Mario Kart World is just another good Mario Kart game. If you loved Mario Kart 8 Deluxe, you’re going to love World. It does some things differently, being how it features a massive, sprawling map where all the courses connect seamlessly, but the core of the experience is the same as it has been since the first game on Super Nintendo.
All characters come in light, medium, or heavy weight classes, and there are tons of unlockable vehicles. The racing mechanics are mostly like how you remember in past Mario Karts; focusing on drifting, charging up for boosts, and grabbing items to get ahead or to attack opponents.
This isn’t to say that there is nothing new. Mario Kart World ramps up the range of mobility and maneuverability with rail-grinding, wall-riding, brief flight sequences, and side jumping. While you can always play World like you could as if you were playing 8 Deluxe, there is added mechanical depth for those who crave a higher skill ceiling.
There is no mistaking it. Mario Kart World feels good as hell to play. The gameplay is as smooth as liquid fluid and the audio/visual sensory feedback is satisfying as wiping your ass with fine silk. The animation quality and physics are palpable across all racers, making gamers feel the heft and weight when weaving between obstacles or launching off ramps, or booster pads.
The weight gap between the weight divisions is more noticeable when playing. Bowser driving a big-wheeled kart feels unstoppable and weighty, like a beast that can’t be tamed. Little guys like Nabbit zip around with ease and get easily mauled by much bigger racers, but take off quickly when getting back up.
The graphics look on par with Mario Kart 8 on Wii U. Since cartoony graphics peaked, the only thing left for Nintendo to do was to ramp up the weather effects, lighting, and, of course, the scale. The vast open environment looks good. The level of detail isn’t macro, but when moving at high speeds, you won’t notice.
How does the open world factor into the core Mario Kart experience? It doesn’t really. The Grand Prix is restructured where racers have a pre-race that guides them to the next track, where the next race begins after the results of the last. At the end of the day, it’s still just more Mario Kart, but with more track variety since there is less repetition on running laps, and more long linear courses.
The Knock Out Tour is the headliner that gets more mileage out of the vast open world. While players are still funneled with barricades, there aren’t any breaks once this grueling marathon begins. The long, bad road of meat against bone and banana against shell is utter chaos, guaranteeing players don’t stay at the top for long.

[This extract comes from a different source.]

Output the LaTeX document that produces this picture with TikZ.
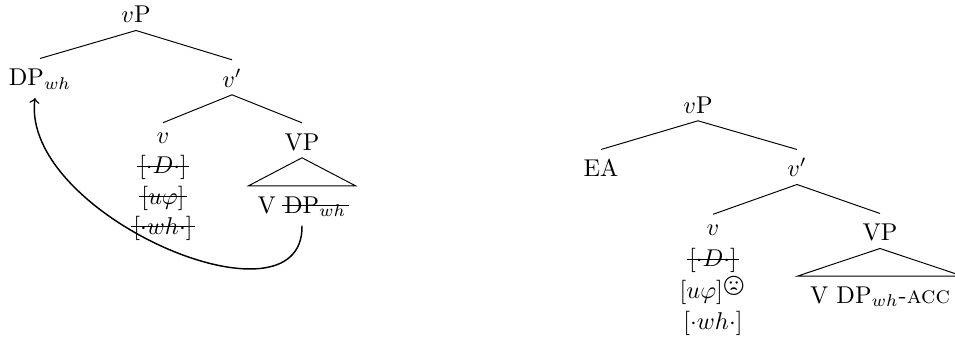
\documentclass[tikz,border=0pt]{standalone}
\usepackage{wasysym}
\usetikzlibrary{arrows}

\newcommand{\struck}[1]{\sbox0{#1}\makebox[0pt][l]{\hspace{-1pt}\rule[.3em]{\dimexpr\wd0+2pt\relax}{.4pt}}\usebox0}

\begin{document}
\begin{tikzpicture}[x=0.4115pt,y=-0.4115pt]
\tikzset{cat/.style = {anchor=base,inner sep=0pt,text height=11pt,text depth=3pt}}
\tikzset{stack/.style = {anchor=north,inner sep=0pt,align=center}}
\tikzset{tri/.style = {cat,text depth=5pt,minimum width=#1*0.4115pt}}
\tikzset{edge/.style = {line width=.4pt}}
\tikzset{move/.style = {->,line width=.6pt}}

\useasboundingbox (0,0) rectangle (955,336);

% left tree
\node[cat] (vPa) at (136,22.7) {$v$P};
\node[cat] (DPa) at (40,85.7) {DP$_{wh}$};
\node[cat] (vbara) at (232,87) {$v'$};
\node[stack] (va) at (163,122.7) {\strut$v$\\[.5pt]
  \struck{$[{\cdot}D{\cdot}]$}\\[.5pt]
  \struck{$[u\varphi]$}\\[.5pt]
  \struck{$[{\cdot}wh{\cdot}]$}};
\node[cat] (VPa) at (302,150) {VP};
\node[tri=106] (lowa) at (302,213) {V \struck{DP$_{wh}$}};
\coordinate (landa) at (35,98);

\draw[edge] (vPa.south) to (DPa.north);
\draw[edge] (vPa.south) to (vbara.north);
\draw[edge] (vbara.south) to (va.north);
\draw[edge] (vbara.south) to (VPa.north);
\draw[edge] (VPa.south) -- (lowa.north west) -- (lowa.north east) -- cycle;
\draw[move] (lowa.south) .. controls +(2,110) and +(-15,117) .. (landa);

% right tree
\node[cat] (vPb) at (698,113) {$v$P};
\node[cat] (EA) at (601,176.7) {EA};
\node[cat] (vbarb) at (797,176.7) {$v'$};
\node[stack] (vb) at (713,214.3) {\strut$v$\\[1pt]
  \struck{$[{\cdot}D{\cdot}]$}\\[1pt]
  $[u\varphi]$\raisebox{1pt}{\large\frownie}\\[1pt]
  $[{\cdot}wh{\cdot}]$};
\node[cat] (VPb) at (880,240.7) {VP};
\node[tri=164] (lowb) at (880,303.3) {V DP$_{wh}$-\textsc{acc}};

\draw[edge] (vPb.south) to (EA.north);
\draw[edge] (vPb.south) to (vbarb.north);
\draw[edge] (vbarb.south) to (vb.north);
\draw[edge] (vbarb.south) to (VPb.north);
\draw[edge] (VPb.south) -- (lowb.north west) -- (lowb.north east) -- cycle;
\end{tikzpicture}
\end{document}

Drifting and boosting at every corner possible, while making desperate dashes for items while landing death-defying jumps, is thrilling. It becomes all the more exciting as the race seamlessly connects to the next, keeping tension high throughout.
The Knock Out Tour is so insane that it’s unreasonable to expect players to be in first place to win. In 150cc mode, players only need to be in the top four places for it to count as a victory. It doesn’t even matter if you make it to first. The mode is just so wild and unpredictable that the rules had to be loosened.
The other module in Mario Kart World is the free-roam mode. This is where the open world was meant to justify the game’s fresh direction and its outrageous eighty-dollar price tag. Free-roaming the open world does not live up to its potential and serves mostly as an amusing distraction and a way to unlock stuff.
There are mini challenges and collectibles peppered throughout the entire Mushroom Kingdom and its raceways and its rolling hills, but it never amounts to substance. Getting around and clearing huge spaces is fine on a kart, but exploring and navigating smaller areas becomes a chore when you’re bound to a vehicle at all times.
If Mario Kart World had to be $79.99, Mario and the gang should have been able to get their butts out of their karts and be able to hijack rides. Free roaming didn’t need to be Grand Theft Auto, but it could have been more like The Simpsons: Hit and Run, where getting out of a vehicle was a practical way to get around as much as driving was.
Mario Kart World is another great Mario Kart. It isn’t eighty dollars good, but if you can get it for around sixty, you’ll be very happy with the value it offers. There are plenty of features and stuff to do to keep players enjoying this endlessly, like Mario Kart 8 Deluxe, but it is not the generational leap forward like some of the past entries.
The reality is that the Mario Kart formula has been perfected a long time ago, and all Nintendo can do is tweak it here and there. Setting it in a big open world is not much of a change from when players explored off-road in Royal Raceway back on Nintendo 64.
Mario Kart World was reviewed on Nintendo Switch 2 using a code purchased by Niche Gamer. Additional information about Niche Gamer’s review/ethics policy is here. Mario Kart World is now available for Nintendo Switch 2.